Raw data:

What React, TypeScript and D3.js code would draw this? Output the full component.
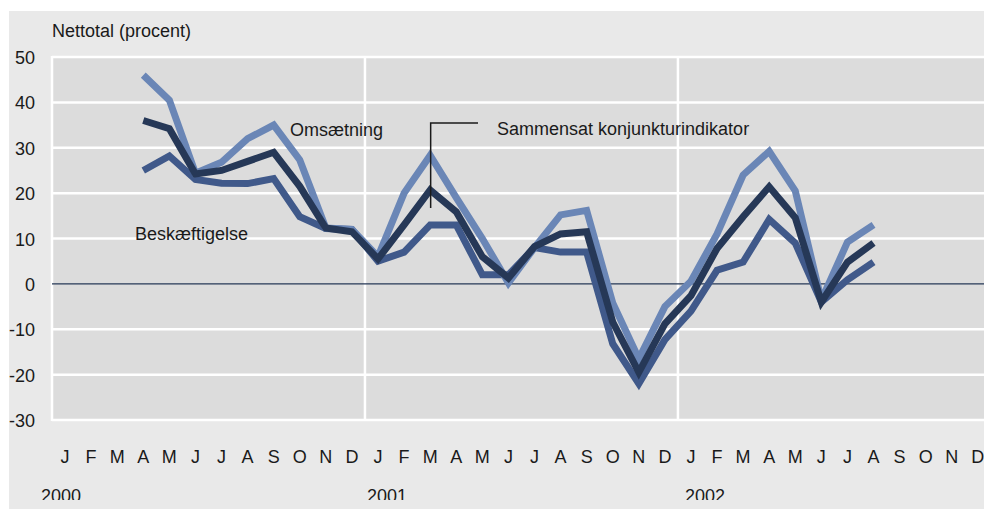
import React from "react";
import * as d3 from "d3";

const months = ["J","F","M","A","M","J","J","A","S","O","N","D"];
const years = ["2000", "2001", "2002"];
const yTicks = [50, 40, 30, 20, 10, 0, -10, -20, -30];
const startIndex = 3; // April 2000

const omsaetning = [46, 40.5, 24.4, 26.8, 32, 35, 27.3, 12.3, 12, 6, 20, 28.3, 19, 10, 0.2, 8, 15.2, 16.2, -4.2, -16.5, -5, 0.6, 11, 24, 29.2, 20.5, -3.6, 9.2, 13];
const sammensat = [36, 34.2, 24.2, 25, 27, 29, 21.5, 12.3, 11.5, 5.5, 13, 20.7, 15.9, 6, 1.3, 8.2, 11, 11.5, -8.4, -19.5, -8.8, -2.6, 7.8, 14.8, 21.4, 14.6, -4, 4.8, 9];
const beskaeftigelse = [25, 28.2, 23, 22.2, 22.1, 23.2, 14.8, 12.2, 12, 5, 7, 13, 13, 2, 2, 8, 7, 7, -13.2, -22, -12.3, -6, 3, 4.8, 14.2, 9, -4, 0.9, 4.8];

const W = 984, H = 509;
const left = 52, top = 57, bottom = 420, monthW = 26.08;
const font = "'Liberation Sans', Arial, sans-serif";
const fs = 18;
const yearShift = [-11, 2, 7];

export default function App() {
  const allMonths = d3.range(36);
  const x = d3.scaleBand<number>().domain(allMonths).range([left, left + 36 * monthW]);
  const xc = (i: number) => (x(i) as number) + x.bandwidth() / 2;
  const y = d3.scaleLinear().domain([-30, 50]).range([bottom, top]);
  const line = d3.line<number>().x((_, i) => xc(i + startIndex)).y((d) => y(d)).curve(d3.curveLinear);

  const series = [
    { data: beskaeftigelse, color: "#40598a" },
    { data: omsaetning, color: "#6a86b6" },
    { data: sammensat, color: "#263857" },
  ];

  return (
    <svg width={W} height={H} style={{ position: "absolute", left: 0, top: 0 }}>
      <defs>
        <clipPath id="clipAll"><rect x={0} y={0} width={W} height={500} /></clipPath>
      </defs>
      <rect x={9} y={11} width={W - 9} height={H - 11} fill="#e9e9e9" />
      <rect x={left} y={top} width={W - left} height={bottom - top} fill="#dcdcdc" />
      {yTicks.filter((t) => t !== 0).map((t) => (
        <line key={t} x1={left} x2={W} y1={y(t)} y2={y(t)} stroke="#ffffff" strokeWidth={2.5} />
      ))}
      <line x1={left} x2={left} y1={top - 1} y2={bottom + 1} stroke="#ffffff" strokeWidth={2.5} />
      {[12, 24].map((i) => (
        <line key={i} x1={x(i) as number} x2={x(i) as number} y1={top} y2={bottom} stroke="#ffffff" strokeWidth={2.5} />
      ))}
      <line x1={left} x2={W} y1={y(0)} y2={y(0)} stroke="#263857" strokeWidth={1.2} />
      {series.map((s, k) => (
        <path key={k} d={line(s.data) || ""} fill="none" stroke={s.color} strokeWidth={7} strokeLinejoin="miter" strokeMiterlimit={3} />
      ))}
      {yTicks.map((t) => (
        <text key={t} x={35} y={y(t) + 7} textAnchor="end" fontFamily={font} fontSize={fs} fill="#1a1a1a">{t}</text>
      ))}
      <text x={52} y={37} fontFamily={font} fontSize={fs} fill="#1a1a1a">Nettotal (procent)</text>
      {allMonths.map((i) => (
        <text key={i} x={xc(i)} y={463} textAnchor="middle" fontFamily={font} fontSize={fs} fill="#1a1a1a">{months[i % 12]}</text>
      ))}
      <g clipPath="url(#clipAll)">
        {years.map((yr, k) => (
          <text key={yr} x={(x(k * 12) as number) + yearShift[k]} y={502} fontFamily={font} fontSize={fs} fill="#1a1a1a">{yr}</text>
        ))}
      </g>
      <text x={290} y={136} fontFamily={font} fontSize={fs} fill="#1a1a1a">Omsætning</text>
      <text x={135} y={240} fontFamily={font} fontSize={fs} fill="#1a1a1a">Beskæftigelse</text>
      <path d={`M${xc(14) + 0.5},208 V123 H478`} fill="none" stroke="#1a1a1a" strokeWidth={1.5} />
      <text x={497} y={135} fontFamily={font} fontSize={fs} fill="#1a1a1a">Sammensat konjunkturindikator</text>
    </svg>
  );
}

==

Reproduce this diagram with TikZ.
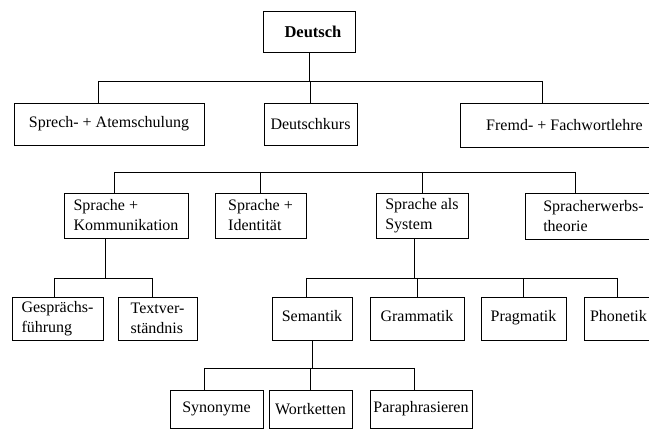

...

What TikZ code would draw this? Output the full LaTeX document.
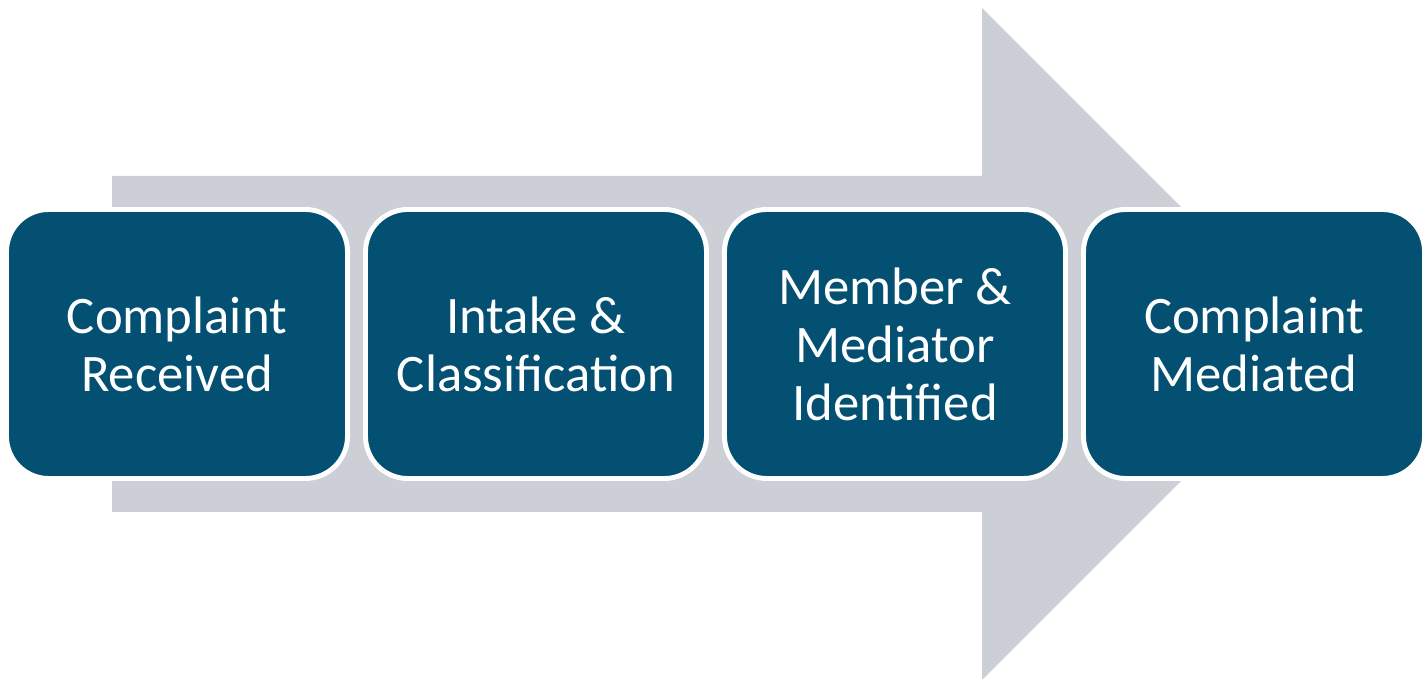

Exercise description: Your copy should hold only the lines from the one containing "What React, TypeScript" through the one containing "const startIndex = 3; // April 2000", word for word, with no pictures.

Result for this task:
What React, TypeScript and D3.js code would draw this? Output the full component.
import React from "react";
import * as d3 from "d3";

const months = ["J","F","M","A","M","J","J","A","S","O","N","D"];
const years = ["2000", "2001", "2002"];
const yTicks = [50, 40, 30, 20, 10, 0, -10, -20, -30];
const startIndex = 3; // April 2000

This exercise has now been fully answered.